╔══

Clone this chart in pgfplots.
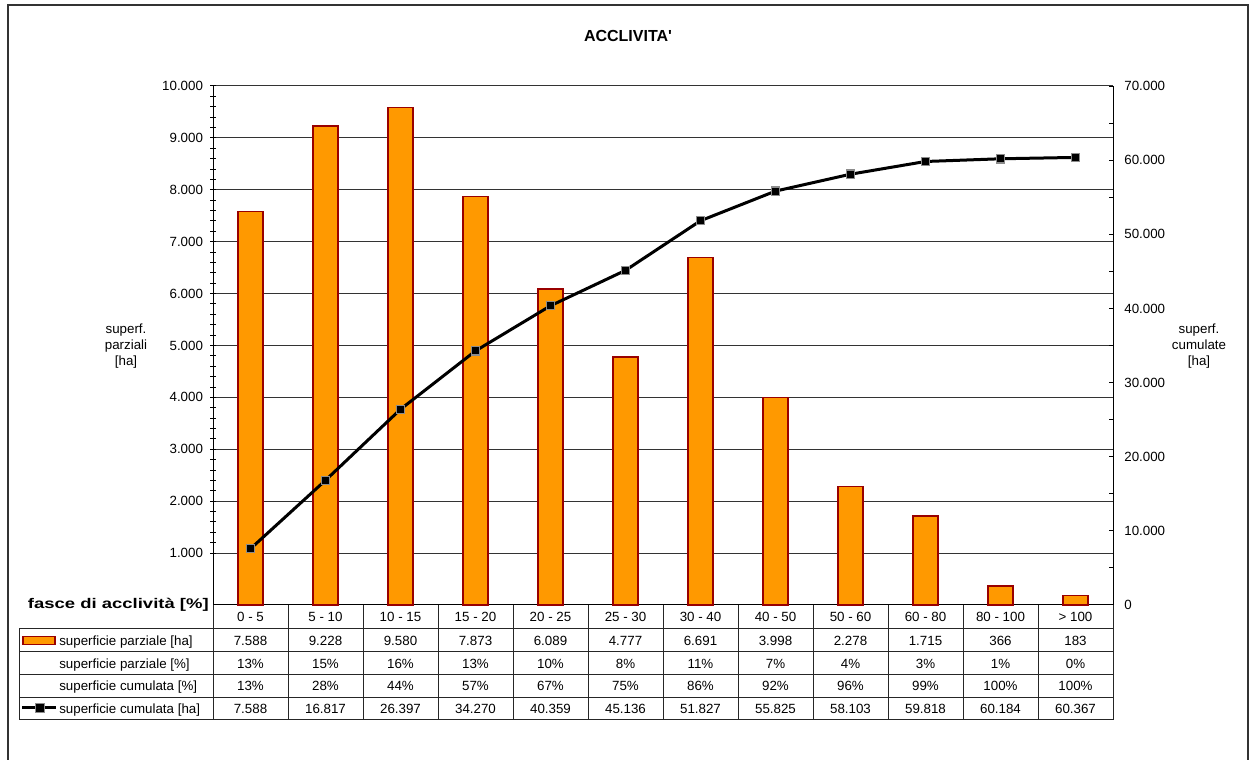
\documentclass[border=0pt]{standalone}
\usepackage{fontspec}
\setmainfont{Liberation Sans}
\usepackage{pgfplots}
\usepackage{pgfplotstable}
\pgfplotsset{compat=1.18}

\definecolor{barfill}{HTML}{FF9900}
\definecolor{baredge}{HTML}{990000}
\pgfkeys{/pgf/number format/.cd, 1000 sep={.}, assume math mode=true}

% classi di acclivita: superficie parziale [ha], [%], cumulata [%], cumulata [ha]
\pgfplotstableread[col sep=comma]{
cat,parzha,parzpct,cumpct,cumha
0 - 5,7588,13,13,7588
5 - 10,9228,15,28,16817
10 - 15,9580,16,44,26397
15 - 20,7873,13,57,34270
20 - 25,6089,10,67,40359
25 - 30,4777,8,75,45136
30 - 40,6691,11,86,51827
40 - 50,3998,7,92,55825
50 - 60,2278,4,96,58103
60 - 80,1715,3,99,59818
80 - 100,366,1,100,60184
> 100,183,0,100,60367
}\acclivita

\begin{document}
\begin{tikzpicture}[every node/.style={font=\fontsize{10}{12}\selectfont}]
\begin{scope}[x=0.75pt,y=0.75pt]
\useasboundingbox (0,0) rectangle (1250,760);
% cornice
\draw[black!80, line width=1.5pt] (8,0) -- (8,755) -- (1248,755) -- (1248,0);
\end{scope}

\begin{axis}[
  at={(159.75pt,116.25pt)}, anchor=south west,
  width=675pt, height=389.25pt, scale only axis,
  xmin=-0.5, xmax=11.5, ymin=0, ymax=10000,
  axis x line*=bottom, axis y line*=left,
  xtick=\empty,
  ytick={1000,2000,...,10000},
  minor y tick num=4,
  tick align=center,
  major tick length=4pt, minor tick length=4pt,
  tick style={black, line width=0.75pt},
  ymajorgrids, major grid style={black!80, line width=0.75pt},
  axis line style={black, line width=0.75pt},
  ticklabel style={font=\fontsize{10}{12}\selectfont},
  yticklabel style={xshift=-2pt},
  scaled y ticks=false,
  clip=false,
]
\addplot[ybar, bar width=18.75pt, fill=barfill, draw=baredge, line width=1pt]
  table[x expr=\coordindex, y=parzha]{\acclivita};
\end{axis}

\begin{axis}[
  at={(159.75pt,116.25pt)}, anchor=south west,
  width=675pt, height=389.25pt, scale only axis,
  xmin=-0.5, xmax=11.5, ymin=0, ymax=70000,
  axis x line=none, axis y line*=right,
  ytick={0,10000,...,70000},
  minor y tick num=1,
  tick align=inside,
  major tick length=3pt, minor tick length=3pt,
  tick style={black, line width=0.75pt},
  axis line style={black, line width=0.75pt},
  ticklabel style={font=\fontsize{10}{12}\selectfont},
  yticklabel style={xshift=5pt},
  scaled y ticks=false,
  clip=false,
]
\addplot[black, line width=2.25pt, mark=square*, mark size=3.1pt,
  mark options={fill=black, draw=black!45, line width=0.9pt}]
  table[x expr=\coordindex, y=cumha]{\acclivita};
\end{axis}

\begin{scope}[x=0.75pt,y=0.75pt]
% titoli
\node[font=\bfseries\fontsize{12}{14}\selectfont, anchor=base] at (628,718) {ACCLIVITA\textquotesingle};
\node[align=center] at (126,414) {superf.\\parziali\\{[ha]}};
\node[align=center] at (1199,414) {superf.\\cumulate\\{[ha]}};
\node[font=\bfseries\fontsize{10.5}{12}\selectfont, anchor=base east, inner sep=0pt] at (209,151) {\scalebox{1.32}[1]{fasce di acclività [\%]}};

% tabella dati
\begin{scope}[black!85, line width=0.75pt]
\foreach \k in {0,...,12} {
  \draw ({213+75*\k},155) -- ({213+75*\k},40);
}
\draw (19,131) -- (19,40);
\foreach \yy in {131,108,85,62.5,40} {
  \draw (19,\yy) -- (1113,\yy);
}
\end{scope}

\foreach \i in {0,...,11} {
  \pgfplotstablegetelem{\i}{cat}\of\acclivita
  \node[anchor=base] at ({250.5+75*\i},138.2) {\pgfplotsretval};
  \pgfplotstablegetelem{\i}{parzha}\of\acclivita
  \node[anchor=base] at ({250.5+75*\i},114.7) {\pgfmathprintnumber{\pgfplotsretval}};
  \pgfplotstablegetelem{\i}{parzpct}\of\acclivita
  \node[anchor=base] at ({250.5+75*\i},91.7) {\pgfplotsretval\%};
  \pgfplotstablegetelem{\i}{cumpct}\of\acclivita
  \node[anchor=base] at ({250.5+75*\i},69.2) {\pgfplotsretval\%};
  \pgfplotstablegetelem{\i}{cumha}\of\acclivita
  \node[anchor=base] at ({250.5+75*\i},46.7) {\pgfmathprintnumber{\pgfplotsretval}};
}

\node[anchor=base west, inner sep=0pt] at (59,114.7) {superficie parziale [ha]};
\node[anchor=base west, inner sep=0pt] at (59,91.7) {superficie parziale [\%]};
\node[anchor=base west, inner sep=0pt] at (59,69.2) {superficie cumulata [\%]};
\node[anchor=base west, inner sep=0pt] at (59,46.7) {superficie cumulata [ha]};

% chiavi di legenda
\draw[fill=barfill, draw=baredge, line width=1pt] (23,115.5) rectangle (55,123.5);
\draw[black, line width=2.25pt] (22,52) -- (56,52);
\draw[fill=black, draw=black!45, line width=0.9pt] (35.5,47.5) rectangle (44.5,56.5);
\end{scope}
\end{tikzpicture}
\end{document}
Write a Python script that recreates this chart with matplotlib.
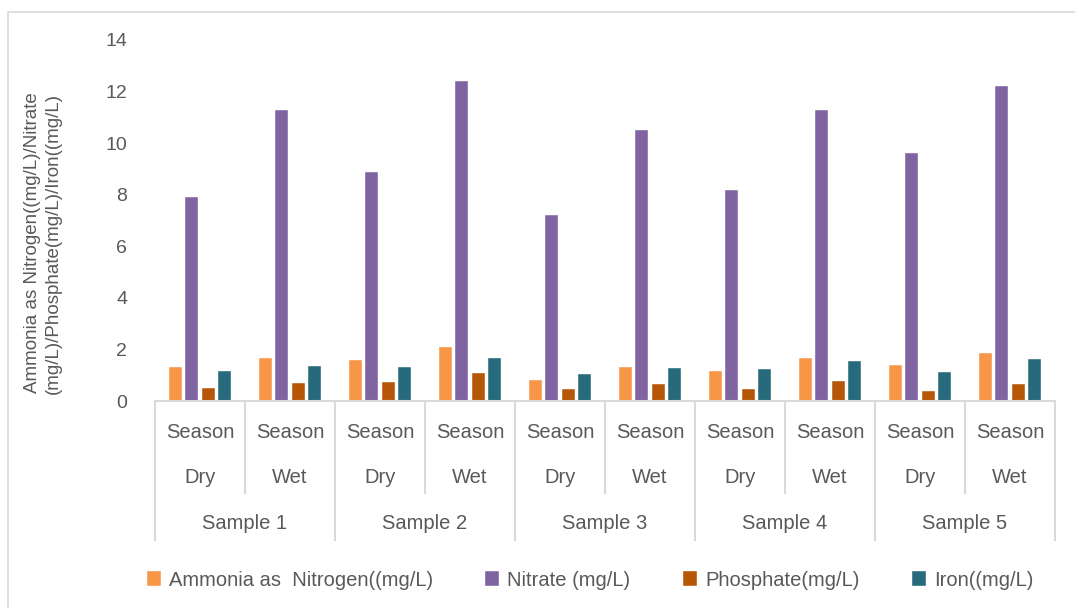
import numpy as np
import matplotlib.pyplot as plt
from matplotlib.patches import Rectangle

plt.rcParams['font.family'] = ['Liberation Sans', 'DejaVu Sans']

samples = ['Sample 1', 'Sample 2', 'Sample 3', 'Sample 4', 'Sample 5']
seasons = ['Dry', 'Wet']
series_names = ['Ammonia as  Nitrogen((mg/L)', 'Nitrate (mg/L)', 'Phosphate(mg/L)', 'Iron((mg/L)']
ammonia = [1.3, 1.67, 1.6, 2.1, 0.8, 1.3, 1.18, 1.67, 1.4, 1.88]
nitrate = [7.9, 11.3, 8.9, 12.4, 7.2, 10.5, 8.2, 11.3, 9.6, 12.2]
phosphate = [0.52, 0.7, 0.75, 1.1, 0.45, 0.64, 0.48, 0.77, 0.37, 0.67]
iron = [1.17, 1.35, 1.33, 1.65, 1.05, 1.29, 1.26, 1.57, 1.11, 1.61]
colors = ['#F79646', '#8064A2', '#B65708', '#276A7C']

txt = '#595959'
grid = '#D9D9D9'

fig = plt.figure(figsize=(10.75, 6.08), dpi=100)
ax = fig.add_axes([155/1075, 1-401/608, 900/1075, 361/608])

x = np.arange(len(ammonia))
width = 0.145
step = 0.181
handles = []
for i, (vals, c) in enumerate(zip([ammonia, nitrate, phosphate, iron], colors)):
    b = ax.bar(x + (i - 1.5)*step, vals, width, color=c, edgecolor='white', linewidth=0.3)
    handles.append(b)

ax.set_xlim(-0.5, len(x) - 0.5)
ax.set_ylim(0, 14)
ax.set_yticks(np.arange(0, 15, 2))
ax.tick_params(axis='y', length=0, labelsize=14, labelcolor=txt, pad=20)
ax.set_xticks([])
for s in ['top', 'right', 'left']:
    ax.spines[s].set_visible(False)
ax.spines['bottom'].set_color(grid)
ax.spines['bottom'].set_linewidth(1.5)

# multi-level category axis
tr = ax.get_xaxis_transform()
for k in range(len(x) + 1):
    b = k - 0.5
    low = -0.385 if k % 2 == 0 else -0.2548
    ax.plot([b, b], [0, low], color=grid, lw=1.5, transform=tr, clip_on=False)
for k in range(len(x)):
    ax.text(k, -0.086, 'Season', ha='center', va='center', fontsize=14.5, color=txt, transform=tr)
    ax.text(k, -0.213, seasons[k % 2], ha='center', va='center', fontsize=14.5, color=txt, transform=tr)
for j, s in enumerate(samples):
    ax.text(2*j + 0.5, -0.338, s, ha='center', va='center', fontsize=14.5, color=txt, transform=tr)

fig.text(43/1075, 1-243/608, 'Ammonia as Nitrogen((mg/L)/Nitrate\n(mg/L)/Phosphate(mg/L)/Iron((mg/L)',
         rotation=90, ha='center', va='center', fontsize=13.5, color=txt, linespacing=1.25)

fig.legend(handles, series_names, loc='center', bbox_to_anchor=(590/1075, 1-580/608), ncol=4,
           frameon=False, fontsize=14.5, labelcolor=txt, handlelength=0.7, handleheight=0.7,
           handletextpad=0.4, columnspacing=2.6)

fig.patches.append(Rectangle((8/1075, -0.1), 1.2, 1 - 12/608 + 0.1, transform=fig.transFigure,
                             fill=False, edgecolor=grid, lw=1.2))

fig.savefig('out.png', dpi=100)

╚══

Your job is to reproduce the lines from the one with "Write a Python" through the one with "ax = fig.add_axes([155/1075, 1-401/608, 900/1075, 361/608])", both kept, exactly as they are. Leave out the pictures.

Write a Python script that recreates this chart with matplotlib.
import numpy as np
import matplotlib.pyplot as plt
from matplotlib.patches import Rectangle

plt.rcParams['font.family'] = ['Liberation Sans', 'DejaVu Sans']

samples = ['Sample 1', 'Sample 2', 'Sample 3', 'Sample 4', 'Sample 5']
seasons = ['Dry', 'Wet']
series_names = ['Ammonia as  Nitrogen((mg/L)', 'Nitrate (mg/L)', 'Phosphate(mg/L)', 'Iron((mg/L)']
ammonia = [1.3, 1.67, 1.6, 2.1, 0.8, 1.3, 1.18, 1.67, 1.4, 1.88]
nitrate = [7.9, 11.3, 8.9, 12.4, 7.2, 10.5, 8.2, 11.3, 9.6, 12.2]
phosphate = [0.52, 0.7, 0.75, 1.1, 0.45, 0.64, 0.48, 0.77, 0.37, 0.67]
iron = [1.17, 1.35, 1.33, 1.65, 1.05, 1.29, 1.26, 1.57, 1.11, 1.61]
colors = ['#F79646', '#8064A2', '#B65708', '#276A7C']

txt = '#595959'
grid = '#D9D9D9'

fig = plt.figure(figsize=(10.75, 6.08), dpi=100)
ax = fig.add_axes([155/1075, 1-401/608, 900/1075, 361/608])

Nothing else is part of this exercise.